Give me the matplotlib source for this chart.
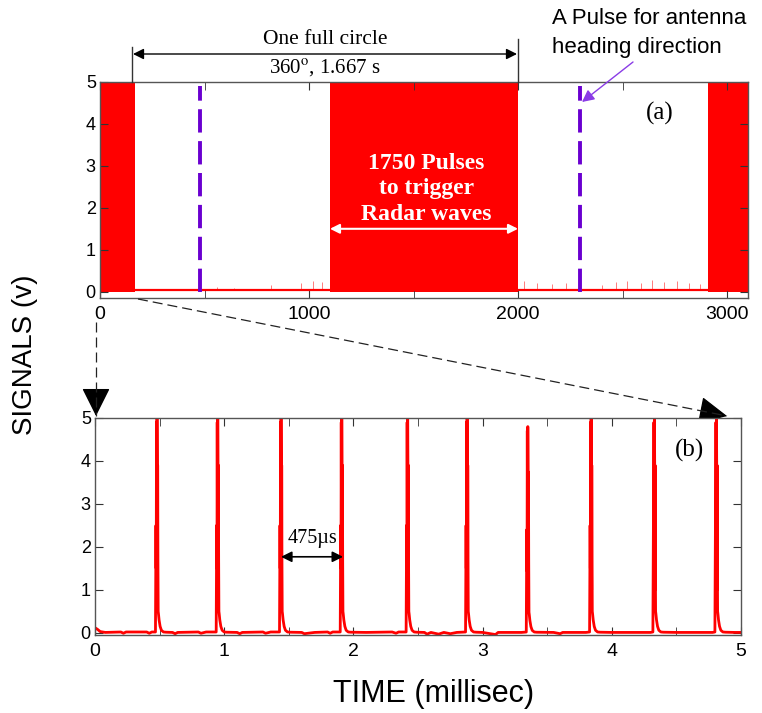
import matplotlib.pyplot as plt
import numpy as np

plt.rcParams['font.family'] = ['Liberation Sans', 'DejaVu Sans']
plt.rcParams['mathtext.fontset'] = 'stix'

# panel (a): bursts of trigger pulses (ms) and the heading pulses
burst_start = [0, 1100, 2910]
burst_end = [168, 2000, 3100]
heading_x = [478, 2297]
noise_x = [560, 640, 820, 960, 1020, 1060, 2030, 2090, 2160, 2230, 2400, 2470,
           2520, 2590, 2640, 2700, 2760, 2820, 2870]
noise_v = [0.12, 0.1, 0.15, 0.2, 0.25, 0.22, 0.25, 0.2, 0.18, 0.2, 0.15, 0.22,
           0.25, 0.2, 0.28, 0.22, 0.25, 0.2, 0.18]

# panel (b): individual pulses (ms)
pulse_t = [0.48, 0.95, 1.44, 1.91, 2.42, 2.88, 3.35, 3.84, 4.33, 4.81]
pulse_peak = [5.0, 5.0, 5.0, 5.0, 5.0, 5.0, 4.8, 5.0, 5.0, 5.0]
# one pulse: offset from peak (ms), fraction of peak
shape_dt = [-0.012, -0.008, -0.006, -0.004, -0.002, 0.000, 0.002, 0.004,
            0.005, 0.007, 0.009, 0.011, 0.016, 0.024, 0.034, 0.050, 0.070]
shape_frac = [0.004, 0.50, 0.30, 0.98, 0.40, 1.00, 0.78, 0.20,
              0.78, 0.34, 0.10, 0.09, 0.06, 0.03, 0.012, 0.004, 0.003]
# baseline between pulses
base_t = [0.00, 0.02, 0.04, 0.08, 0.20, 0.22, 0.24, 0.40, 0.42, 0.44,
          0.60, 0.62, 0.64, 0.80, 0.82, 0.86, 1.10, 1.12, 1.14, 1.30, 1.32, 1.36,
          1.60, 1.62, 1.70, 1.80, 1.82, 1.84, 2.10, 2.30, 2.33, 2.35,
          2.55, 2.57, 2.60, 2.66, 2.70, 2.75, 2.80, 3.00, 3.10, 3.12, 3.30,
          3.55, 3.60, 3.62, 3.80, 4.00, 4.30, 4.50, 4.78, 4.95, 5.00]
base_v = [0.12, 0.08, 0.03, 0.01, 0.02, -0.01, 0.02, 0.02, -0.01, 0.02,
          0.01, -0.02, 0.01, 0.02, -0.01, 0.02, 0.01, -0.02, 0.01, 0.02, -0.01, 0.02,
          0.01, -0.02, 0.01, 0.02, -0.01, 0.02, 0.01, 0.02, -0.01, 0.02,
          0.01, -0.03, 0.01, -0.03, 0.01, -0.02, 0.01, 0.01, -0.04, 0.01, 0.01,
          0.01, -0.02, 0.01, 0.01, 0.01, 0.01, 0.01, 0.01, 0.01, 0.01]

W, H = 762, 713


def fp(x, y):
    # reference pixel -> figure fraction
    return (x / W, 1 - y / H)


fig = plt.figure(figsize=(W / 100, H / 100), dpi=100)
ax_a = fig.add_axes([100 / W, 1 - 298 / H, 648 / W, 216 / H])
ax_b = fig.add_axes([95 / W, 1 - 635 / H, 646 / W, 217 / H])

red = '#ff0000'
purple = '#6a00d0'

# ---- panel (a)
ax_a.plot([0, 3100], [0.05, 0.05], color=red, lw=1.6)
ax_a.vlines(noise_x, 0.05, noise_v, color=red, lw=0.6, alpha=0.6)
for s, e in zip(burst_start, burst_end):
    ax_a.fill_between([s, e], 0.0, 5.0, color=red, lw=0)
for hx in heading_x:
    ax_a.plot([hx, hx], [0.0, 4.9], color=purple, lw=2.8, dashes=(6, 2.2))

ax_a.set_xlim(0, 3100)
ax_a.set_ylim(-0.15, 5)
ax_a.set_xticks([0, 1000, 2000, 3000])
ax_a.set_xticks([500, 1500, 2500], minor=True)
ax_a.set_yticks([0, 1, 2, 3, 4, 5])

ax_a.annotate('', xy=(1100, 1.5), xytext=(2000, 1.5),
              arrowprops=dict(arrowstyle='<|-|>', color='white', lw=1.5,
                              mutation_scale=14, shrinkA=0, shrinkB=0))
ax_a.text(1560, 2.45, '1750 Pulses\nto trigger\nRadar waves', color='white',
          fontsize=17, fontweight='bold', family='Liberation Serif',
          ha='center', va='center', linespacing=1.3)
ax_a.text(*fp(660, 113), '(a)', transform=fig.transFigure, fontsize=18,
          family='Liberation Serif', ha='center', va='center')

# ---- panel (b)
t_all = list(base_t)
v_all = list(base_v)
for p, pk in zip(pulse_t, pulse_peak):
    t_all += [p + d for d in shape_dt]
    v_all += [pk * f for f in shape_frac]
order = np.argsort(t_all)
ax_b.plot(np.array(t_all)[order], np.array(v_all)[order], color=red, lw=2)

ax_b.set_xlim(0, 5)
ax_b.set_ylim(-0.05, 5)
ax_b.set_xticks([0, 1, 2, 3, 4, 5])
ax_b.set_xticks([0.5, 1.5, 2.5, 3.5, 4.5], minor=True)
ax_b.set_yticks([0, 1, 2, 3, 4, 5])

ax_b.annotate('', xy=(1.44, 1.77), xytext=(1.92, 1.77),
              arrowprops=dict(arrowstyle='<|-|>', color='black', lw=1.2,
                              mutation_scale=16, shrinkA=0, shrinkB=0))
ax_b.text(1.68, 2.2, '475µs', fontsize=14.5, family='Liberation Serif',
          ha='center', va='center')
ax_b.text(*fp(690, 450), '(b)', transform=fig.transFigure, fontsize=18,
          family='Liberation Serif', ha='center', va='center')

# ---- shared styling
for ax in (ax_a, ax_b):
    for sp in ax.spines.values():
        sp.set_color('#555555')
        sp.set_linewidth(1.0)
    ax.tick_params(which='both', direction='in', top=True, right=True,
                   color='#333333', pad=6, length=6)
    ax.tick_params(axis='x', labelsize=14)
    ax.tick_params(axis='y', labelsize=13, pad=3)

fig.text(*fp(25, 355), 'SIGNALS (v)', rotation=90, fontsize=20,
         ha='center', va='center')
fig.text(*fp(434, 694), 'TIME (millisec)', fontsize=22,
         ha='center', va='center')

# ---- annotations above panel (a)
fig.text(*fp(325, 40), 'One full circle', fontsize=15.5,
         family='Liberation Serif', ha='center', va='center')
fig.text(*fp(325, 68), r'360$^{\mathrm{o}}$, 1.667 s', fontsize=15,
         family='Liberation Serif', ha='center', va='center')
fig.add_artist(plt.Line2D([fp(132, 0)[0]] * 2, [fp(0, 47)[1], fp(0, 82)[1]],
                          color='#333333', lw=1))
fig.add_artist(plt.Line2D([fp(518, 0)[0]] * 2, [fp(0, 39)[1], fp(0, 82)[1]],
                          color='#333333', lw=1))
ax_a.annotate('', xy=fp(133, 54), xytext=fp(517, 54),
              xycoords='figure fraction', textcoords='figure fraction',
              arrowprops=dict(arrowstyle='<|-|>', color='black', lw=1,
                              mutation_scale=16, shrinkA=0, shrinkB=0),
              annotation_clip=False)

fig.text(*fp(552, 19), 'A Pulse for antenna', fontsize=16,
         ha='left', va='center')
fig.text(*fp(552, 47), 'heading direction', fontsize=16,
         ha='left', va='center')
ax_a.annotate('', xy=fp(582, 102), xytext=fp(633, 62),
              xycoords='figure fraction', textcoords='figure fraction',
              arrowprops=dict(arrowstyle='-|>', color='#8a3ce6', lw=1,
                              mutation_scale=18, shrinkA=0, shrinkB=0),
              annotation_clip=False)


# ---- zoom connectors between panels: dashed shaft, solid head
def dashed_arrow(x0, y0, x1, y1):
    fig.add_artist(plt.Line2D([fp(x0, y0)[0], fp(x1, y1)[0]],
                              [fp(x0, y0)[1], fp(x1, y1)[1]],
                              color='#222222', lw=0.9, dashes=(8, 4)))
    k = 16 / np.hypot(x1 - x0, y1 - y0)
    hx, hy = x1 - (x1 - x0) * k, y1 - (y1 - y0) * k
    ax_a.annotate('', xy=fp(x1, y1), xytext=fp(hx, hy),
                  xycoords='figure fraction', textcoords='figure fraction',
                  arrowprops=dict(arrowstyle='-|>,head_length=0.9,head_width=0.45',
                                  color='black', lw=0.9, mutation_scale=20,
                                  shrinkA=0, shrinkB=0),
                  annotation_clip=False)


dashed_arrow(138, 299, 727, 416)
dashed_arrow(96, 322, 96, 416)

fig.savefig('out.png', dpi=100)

########################################

The lines from the start of the data through the line that contains "plt.rcParams['mathtext.fontset'] = 'stix'" are to be returned exactly, please, with both ends included and every picture left out.

Give me the matplotlib source for this chart.
import matplotlib.pyplot as plt
import numpy as np

plt.rcParams['font.family'] = ['Liberation Sans', 'DejaVu Sans']
plt.rcParams['mathtext.fontset'] = 'stix'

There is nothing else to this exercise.